EXERCISE DETAILS — Leave out all pictures. Return exactly the lines from the top of the material through the line containing "ax = fig.add_axes([17".

.....

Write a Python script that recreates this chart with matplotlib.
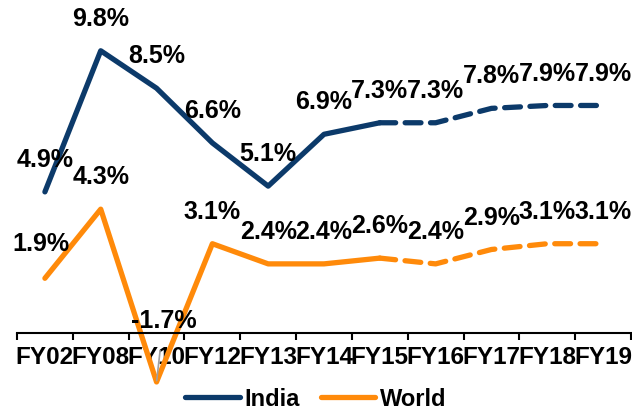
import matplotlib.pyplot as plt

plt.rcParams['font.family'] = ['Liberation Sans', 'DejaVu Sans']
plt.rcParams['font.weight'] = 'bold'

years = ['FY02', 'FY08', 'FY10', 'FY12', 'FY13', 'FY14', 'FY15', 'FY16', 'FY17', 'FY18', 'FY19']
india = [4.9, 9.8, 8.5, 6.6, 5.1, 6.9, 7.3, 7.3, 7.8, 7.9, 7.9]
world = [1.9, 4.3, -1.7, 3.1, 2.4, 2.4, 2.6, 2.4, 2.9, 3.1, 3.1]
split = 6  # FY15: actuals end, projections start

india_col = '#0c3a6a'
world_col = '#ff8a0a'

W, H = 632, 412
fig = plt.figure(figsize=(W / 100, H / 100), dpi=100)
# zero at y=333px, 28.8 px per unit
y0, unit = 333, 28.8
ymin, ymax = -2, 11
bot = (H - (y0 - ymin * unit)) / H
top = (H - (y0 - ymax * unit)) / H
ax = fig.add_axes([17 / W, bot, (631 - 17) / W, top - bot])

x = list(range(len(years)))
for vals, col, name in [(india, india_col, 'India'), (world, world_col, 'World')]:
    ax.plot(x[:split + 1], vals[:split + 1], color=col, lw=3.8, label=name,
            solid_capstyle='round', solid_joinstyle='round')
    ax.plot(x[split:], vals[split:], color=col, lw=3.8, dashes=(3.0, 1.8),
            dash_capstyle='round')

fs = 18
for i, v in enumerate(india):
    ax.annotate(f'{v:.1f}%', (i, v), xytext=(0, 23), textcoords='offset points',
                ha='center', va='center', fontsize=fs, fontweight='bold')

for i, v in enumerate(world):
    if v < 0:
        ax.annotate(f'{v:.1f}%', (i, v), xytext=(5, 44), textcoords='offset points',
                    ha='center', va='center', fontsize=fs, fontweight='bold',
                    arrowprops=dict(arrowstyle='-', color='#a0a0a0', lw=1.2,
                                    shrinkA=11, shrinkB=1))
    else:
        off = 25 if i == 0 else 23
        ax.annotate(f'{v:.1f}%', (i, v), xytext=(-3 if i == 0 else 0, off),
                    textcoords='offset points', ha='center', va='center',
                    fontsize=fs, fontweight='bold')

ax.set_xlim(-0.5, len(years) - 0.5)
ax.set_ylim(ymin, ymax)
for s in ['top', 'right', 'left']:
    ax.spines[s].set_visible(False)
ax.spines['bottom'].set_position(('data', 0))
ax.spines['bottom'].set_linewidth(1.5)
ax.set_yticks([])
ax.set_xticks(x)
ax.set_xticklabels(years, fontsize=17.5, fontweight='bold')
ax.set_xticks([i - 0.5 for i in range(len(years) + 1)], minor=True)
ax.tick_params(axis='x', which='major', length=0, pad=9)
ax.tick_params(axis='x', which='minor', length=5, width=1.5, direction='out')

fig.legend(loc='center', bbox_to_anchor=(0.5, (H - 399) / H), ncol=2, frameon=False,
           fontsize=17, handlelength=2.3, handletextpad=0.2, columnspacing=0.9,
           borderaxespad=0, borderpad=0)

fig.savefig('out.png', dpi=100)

.....

EXERCISE RESPONSE —
Write a Python script that recreates this chart with matplotlib.
import matplotlib.pyplot as plt

plt.rcParams['font.family'] = ['Liberation Sans', 'DejaVu Sans']
plt.rcParams['font.weight'] = 'bold'

years = ['FY02', 'FY08', 'FY10', 'FY12', 'FY13', 'FY14', 'FY15', 'FY16', 'FY17', 'FY18', 'FY19']
india = [4.9, 9.8, 8.5, 6.6, 5.1, 6.9, 7.3, 7.3, 7.8, 7.9, 7.9]
world = [1.9, 4.3, -1.7, 3.1, 2.4, 2.4, 2.6, 2.4, 2.9, 3.1, 3.1]
split = 6  # FY15: actuals end, projections start

india_col = '#0c3a6a'
world_col = '#ff8a0a'

W, H = 632, 412
fig = plt.figure(figsize=(W / 100, H / 100), dpi=100)
# zero at y=333px, 28.8 px per unit
y0, unit = 333, 28.8
ymin, ymax = -2, 11
bot = (H - (y0 - ymin * unit)) / H
top = (H - (y0 - ymax * unit)) / H
ax = fig.add_axes([17 / W, bot, (631 - 17) / W, top - bot])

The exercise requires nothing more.